Le rôle des femmes et les contradictions de l’époque
À travers Becky Sharp et Amelia Sedley, Thackeray illustre aussi les contraintes imposées aux femmes dans la société victorienne. Becky est une survivante qui doit se frayer un chemin dans un monde dominé par les hommes, en utilisant les armes à sa disposition – sa beauté, son esprit, et ses manipulations. Elle rejette la soumission traditionnelle des femmes, ce qui la rend à la fois fascinante et menaçante aux yeux des lecteurs de l’époque.
D’un autre côté, Amelia, bien qu’aimable et aimante, représente l’idéal féminin victorien de la douceur et de la résignation. Cependant, son destin tragique montre que la pureté et la passivité ne sont pas nécessairement des vertus protectrices dans une société sans pitié.
Une critique toujours pertinente
La Foire aux vanités est un roman qui reste pertinent aujourd’hui, en particulier pour sa critique des ambitions sociales, du consumérisme, et des inégalités. Les personnages qui, par des moyens honnêtes ou détournés, cherchent à obtenir pouvoir et respectabilité pourraient tout aussi bien appartenir à notre époque, où l’obsession pour le succès matériel et la reconnaissance sociale demeure omniprésente.
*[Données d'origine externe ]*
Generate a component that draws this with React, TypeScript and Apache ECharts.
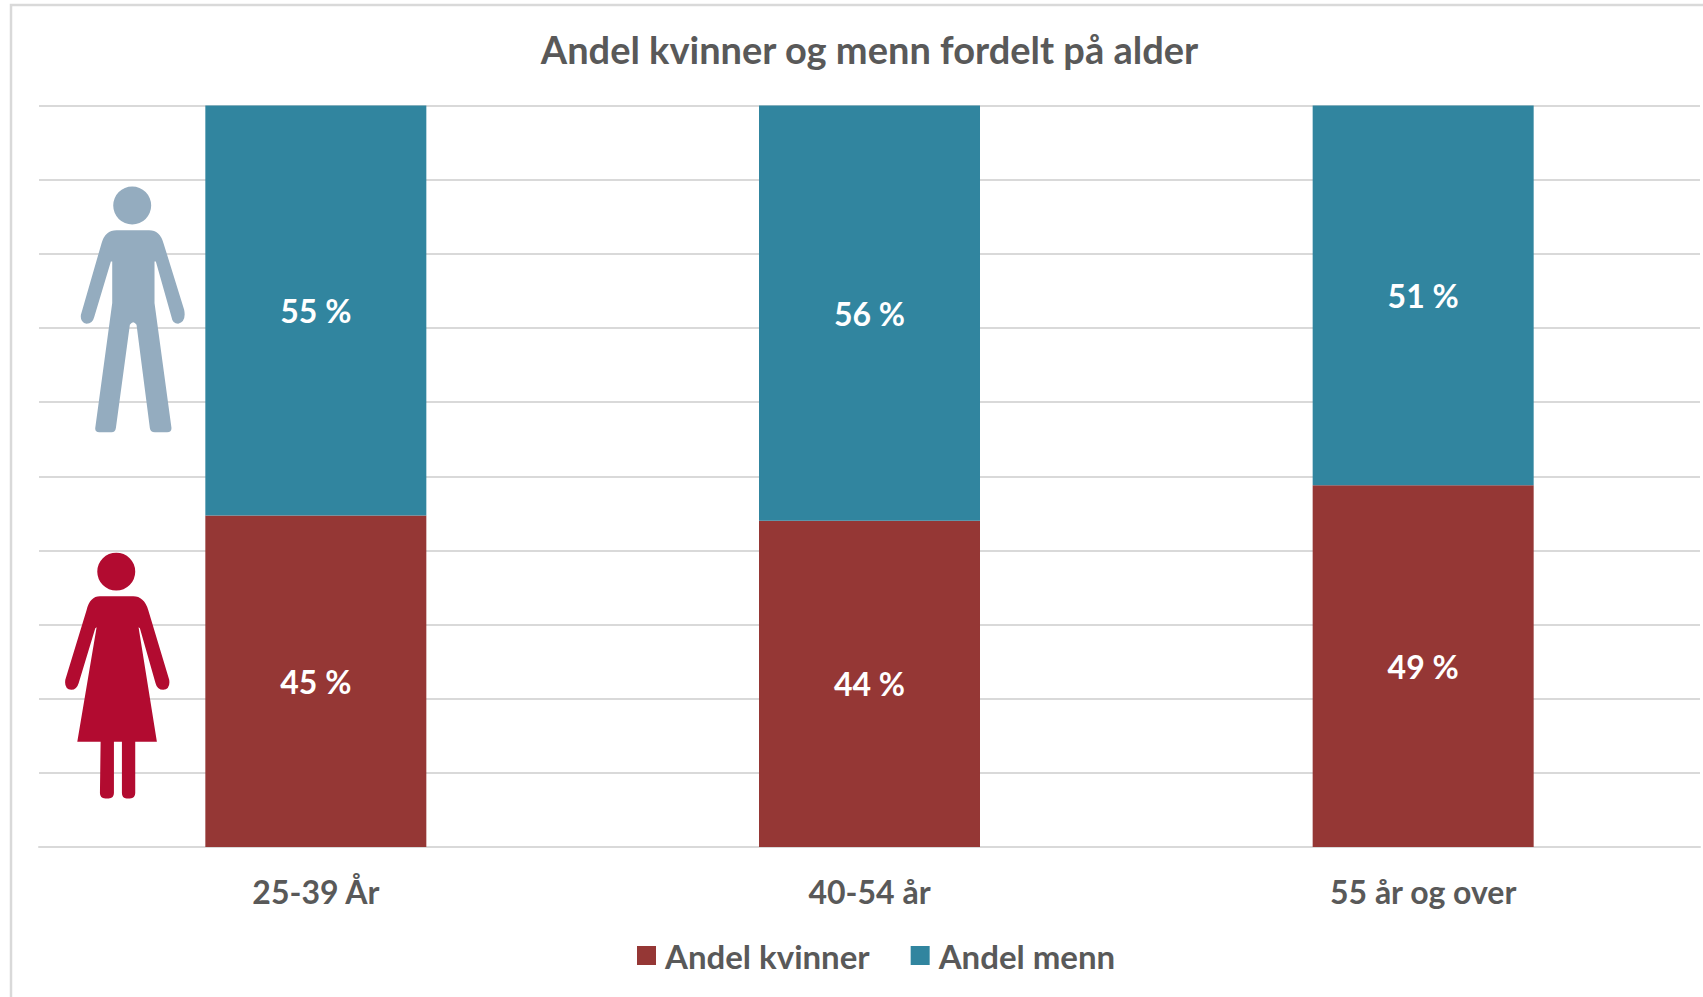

La richesse du roman réside dans sa capacité à capturer l’humanité dans ses contradictions, ses aspirations et ses faiblesses. Thackeray, par son regard cynique mais juste, nous rappelle que derrière les apparences et les vanités, les hommes et les femmes sont confrontés aux mêmes dilemmes moraux à travers les époques.
Conclusion
Avec La Foire aux vanités, William Makepeace Thackeray livre une satire puissante de la société anglaise du XIXe siècle, tout en explorant les ambitions humaines universelles. Son écriture caustique et son regard critique sur les valeurs sociales de l’époque en font une œuvre intemporelle. À travers des personnages imparfaits mais profondément humains, Thackeray nous invite à réfléchir sur nos propres vanités et sur la quête de sens dans un monde régi par l’apparence et le statut.